The provisions for concrete buildings have been simplified and tuned better to the different needs of high, moderate or low seismicity regions across Europe. Prescriptive rules have been reduced and replaced to a very large extent by transparent performance-based provisions. Rational approaches, largely based on the Modified Compression Field Theory and fully consistent with the second-generation Eurocode 2, were introduced for the cyclic shear resistance of prismatic members and their connections. Provisions for modelling and verification of flat-slab frames as part of the lateral-load-resisting system have been added and resistance models for cyclic eccentric punching shear proposed, consistent with the new rules in Eurocode 2 for punching shear.
Michel Fardis, Ph.D., P.Eng.,
Emeritus Professor, University of Patras
Department of Civil, Engineering,
Email: fardis@upatras.gr
Professor Michael Fardis holds MSc Degrees in Civil Engineering and in Nuclear Engineering and a PhD in Structural Engineering from MIT, where he taught till 1983 to the rank of Associate Professor.

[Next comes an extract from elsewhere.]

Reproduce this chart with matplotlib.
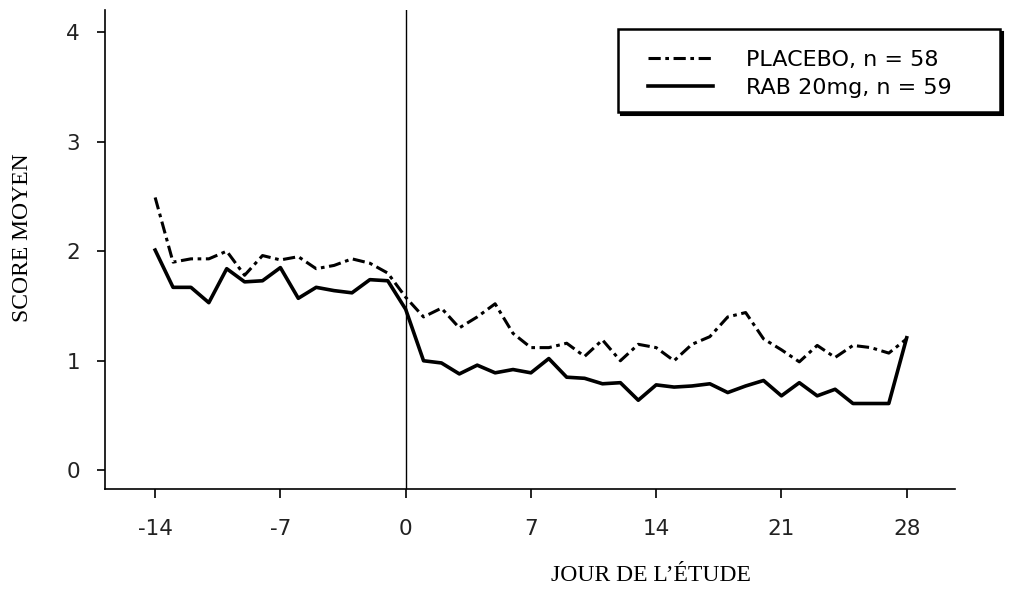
import numpy as np
import matplotlib.pyplot as plt
from matplotlib.patches import Rectangle

days = list(range(-14, 29))
placebo = [2.49, 1.90, 1.93, 1.93, 2.00, 1.78, 1.96, 1.92, 1.95, 1.84, 1.87, 1.93, 1.89, 1.80,
           1.58, 1.40, 1.48, 1.30, 1.40, 1.52, 1.25, 1.12, 1.12, 1.16, 1.04, 1.19, 1.00, 1.15,
           1.12, 1.00, 1.15, 1.22, 1.40, 1.44, 1.20, 1.10, 0.99, 1.14, 1.03, 1.14, 1.12, 1.07, 1.20]
rab = [2.01, 1.67, 1.67, 1.53, 1.84, 1.72, 1.73, 1.85, 1.57, 1.67, 1.64, 1.62, 1.74, 1.73,
       1.47, 1.00, 0.98, 0.88, 0.96, 0.89, 0.92, 0.89, 1.02, 0.85, 0.84, 0.79, 0.80, 0.64,
       0.78, 0.76, 0.77, 0.79, 0.71, 0.77, 0.82, 0.68, 0.80, 0.68, 0.74, 0.61, 0.61, 0.61, 1.21]
xticks = [-14, -7, 0, 7, 14, 21, 28]
yticks = [0, 1, 2, 3, 4]
labels = ['PLACEBO, n = 58', 'RAB 20mg, n = 59']

W, H = 1011, 592
fig = plt.figure(figsize=(W / 100, H / 100), dpi=100)
ax = fig.add_axes([0.1039, 0.174, 0.8407, 0.809])

ax.plot(days, placebo, color='black', lw=2.2, ls=(0, (4, 1.5, 1.2, 1.5)), label=labels[0])
ax.plot(days, rab, color='black', lw=2.6, label=labels[1])
ax.axvline(0, color='black', lw=1.0)

ax.set_xlim(-16.8, 30.7)
ax.set_ylim(-0.17, 4.2)
ax.set_xticks(xticks)
ax.set_xticklabels([str(t) for t in xticks])
ax.set_yticks(yticks)
for s in ['top', 'right']:
    ax.spines[s].set_visible(False)
for s in ['left', 'bottom']:
    ax.spines[s].set_linewidth(1.2)
ax.tick_params(axis='x', length=6.5, width=1.2, pad=15, labelsize=15.5, labelcolor='#222222')
ax.tick_params(axis='y', length=6, width=1.2, pad=12, labelsize=15.5, labelcolor='#222222')
for lab in ax.get_xticklabels() + ax.get_yticklabels():
    lab.set_family('DejaVu Sans')

fig.text(0.022, 0.598, 'SCORE MOYEN', rotation=90, ha='center', va='center',
         family='Liberation Serif', fontsize=17)
fig.text(0.644, 0.028, 'JOUR DE L\u2019\u00c9TUDE', ha='center', va='center',
         family='Liberation Serif', fontsize=17)

# legend box: shadow + frame drawn by hand, legend itself unframed
x0, x1, y0, y1 = 618, 1000, 29, 112
fig.patches.append(Rectangle((x0 / W + 2.5 / W, 1 - y1 / H - 2.5 / H), (x1 - x0) / W, (y1 - y0) / H,
                             transform=fig.transFigure, facecolor='black', edgecolor='black', lw=1.5,
                             zorder=5))
fig.patches.append(Rectangle((x0 / W, 1 - y1 / H), (x1 - x0) / W, (y1 - y0) / H,
                             transform=fig.transFigure, facecolor='white', edgecolor='black', lw=1.8,
                             zorder=6))
leg = ax.legend(loc='upper left', bbox_to_anchor=(648 / W, 1 - 50 / H),
                bbox_transform=fig.transFigure, frameon=False, handlelength=2.93,
                prop={'family': 'DejaVu Sans', 'size': 16},
                borderpad=0, labelspacing=0.37, handletextpad=1.5, borderaxespad=0)
leg.set_zorder(7)
leg.remove()
fig.add_artist(leg)

fig.savefig('out.png', dpi=100)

Honorary President of the International Federation of Structural Concrete (fib), Honorary Member of the International Association of Earthquake Engineering and Corresponding Member of the Mexican Academy of Engineering. Editor of “Earthquake Engineering and Structural Dynamics”, Vice Chairman of CEN/TC250 “Structural Eurocodes” (2013-22) and Director of the International Association of Earthquake Engineering (2012-20). President of fib in 2009-10 and Deputy President in 2007-08. Chairman of CEN/TC250/SC8 “Design of structures for earthquake resistance” for the development of European Standard Eurocode 8 (1998-2005). Author of “Seismic design, assessment and retrofitting of concrete buildings” (Springer, 2009), lead author of “Seismic design of concrete buildings to Eurocode 8″ (CRC Press, 2015) and of “Designers’ guide to EN1998-1 and EN1998-5: Eurocode 8-Seismic actions, buildings, foundations, retaining structures” (ICE Publishing 2005); co-author of “Designers’ guide to EN1998-2: Eurocode 8-Bridges” (ICE Publishing 2012); author or co-author of over 30 Chapters in international books. Edited or co-edited four books published by Springer and over 10 other international books. He has about 95 papers in international journals, over 30 keynote or invited lectures at international conferences and over 170 papers in international conference proceedings. He received the 1993 Wason Medal of the American Concrete Institute for the best paper in materials.